- **Task instructions**:
Every line in the listing is to be echoed verbatim.

** START **

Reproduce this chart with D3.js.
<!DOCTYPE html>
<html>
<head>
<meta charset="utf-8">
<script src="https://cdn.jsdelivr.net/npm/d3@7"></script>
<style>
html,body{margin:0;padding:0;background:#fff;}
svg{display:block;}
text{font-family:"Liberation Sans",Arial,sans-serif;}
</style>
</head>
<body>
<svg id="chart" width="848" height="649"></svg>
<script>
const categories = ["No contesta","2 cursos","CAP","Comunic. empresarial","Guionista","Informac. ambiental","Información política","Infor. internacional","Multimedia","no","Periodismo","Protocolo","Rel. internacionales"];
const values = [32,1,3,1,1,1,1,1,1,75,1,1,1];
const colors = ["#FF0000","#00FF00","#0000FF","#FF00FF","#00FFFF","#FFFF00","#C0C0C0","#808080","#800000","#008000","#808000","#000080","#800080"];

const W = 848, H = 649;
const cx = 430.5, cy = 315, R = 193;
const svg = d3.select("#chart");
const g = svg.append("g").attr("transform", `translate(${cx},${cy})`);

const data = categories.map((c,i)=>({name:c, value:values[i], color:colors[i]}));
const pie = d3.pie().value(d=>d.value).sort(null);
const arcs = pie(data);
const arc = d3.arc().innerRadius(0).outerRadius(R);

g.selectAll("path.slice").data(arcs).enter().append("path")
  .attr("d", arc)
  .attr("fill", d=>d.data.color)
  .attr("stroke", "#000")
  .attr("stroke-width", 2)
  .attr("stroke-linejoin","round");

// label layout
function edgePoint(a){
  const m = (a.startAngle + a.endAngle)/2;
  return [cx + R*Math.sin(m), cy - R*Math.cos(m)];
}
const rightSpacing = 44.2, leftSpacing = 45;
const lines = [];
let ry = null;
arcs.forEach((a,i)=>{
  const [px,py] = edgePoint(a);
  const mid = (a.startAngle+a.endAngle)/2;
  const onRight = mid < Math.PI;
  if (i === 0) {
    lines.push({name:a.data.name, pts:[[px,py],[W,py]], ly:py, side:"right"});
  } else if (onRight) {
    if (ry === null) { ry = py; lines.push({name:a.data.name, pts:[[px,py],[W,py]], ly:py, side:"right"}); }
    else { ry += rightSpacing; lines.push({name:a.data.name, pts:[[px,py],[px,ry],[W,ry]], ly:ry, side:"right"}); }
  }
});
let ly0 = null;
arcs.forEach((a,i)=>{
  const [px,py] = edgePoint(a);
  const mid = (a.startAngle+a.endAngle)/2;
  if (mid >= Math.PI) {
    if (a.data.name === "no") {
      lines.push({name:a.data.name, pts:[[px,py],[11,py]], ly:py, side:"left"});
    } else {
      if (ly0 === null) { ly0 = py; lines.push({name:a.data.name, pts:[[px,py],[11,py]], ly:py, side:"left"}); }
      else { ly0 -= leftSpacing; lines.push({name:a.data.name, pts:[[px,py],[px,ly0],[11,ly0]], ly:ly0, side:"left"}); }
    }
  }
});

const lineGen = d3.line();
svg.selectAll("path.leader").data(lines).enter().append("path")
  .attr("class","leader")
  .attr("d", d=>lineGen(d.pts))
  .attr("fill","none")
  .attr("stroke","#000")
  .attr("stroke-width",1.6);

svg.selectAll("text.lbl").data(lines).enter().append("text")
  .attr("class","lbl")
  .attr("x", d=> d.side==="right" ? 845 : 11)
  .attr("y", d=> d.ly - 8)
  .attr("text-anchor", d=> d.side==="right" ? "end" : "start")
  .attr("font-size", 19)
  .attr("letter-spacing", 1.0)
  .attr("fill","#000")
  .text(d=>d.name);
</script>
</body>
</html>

** END **

- **Final answer**:
Reproduce this chart with D3.js.
<!DOCTYPE html>
<html>
<head>
<meta charset="utf-8">
<script src="https://cdn.jsdelivr.net/npm/d3@7"></script>
<style>
html,body{margin:0;padding:0;background:#fff;}
svg{display:block;}
text{font-family:"Liberation Sans",Arial,sans-serif;}
</style>
</head>
<body>
<svg id="chart" width="848" height="649"></svg>
<script>
const categories = ["No contesta","2 cursos","CAP","Comunic. empresarial","Guionista","Informac. ambiental","Información política","Infor. internacional","Multimedia","no","Periodismo","Protocolo","Rel. internacionales"];
const values = [32,1,3,1,1,1,1,1,1,75,1,1,1];
const colors = ["#FF0000","#00FF00","#0000FF","#FF00FF","#00FFFF","#FFFF00","#C0C0C0","#808080","#800000","#008000","#808000","#000080","#800080"];

const W = 848, H = 649;
const cx = 430.5, cy = 315, R = 193;
const svg = d3.select("#chart");
const g = svg.append("g").attr("transform", `translate(${cx},${cy})`);

const data = categories.map((c,i)=>({name:c, value:values[i], color:colors[i]}));
const pie = d3.pie().value(d=>d.value).sort(null);
const arcs = pie(data);
const arc = d3.arc().innerRadius(0).outerRadius(R);

g.selectAll("path.slice").data(arcs).enter().append("path")
  .attr("d", arc)
  .attr("fill", d=>d.data.color)
  .attr("stroke", "#000")
  .attr("stroke-width", 2)
  .attr("stroke-linejoin","round");

// label layout
function edgePoint(a){
  const m = (a.startAngle + a.endAngle)/2;
  return [cx + R*Math.sin(m), cy - R*Math.cos(m)];
}
const rightSpacing = 44.2, leftSpacing = 45;
const lines = [];
let ry = null;
arcs.forEach((a,i)=>{
  const [px,py] = edgePoint(a);
  const mid = (a.startAngle+a.endAngle)/2;
  const onRight = mid < Math.PI;
  if (i === 0) {
    lines.push({name:a.data.name, pts:[[px,py],[W,py]], ly:py, side:"right"});
  } else if (onRight) {
    if (ry === null) { ry = py; lines.push({name:a.data.name, pts:[[px,py],[W,py]], ly:py, side:"right"}); }
    else { ry += rightSpacing; lines.push({name:a.data.name, pts:[[px,py],[px,ry],[W,ry]], ly:ry, side:"right"}); }
  }
});
let ly0 = null;
arcs.forEach((a,i)=>{
  const [px,py] = edgePoint(a);
  const mid = (a.startAngle+a.endAngle)/2;
  if (mid >= Math.PI) {
    if (a.data.name === "no") {
      lines.push({name:a.data.name, pts:[[px,py],[11,py]], ly:py, side:"left"});
    } else {
      if (ly0 === null) { ly0 = py; lines.push({name:a.data.name, pts:[[px,py],[11,py]], ly:py, side:"left"}); }
      else { ly0 -= leftSpacing; lines.push({name:a.data.name, pts:[[px,py],[px,ly0],[11,ly0]], ly:ly0, side:"left"}); }
    }
  }
});

const lineGen = d3.line();
svg.selectAll("path.leader").data(lines).enter().append("path")
  .attr("class","leader")
  .attr("d", d=>lineGen(d.pts))
  .attr("fill","none")
  .attr("stroke","#000")
  .attr("stroke-width",1.6);

svg.selectAll("text.lbl").data(lines).enter().append("text")
  .attr("class","lbl")
  .attr("x", d=> d.side==="right" ? 845 : 11)
  .attr("y", d=> d.ly - 8)
  .attr("text-anchor", d=> d.side==="right" ? "end" : "start")
  .attr("font-size", 19)
  .attr("letter-spacing", 1.0)
  .attr("fill","#000")
  .text(d=>d.name);
</script>
</body>
</html>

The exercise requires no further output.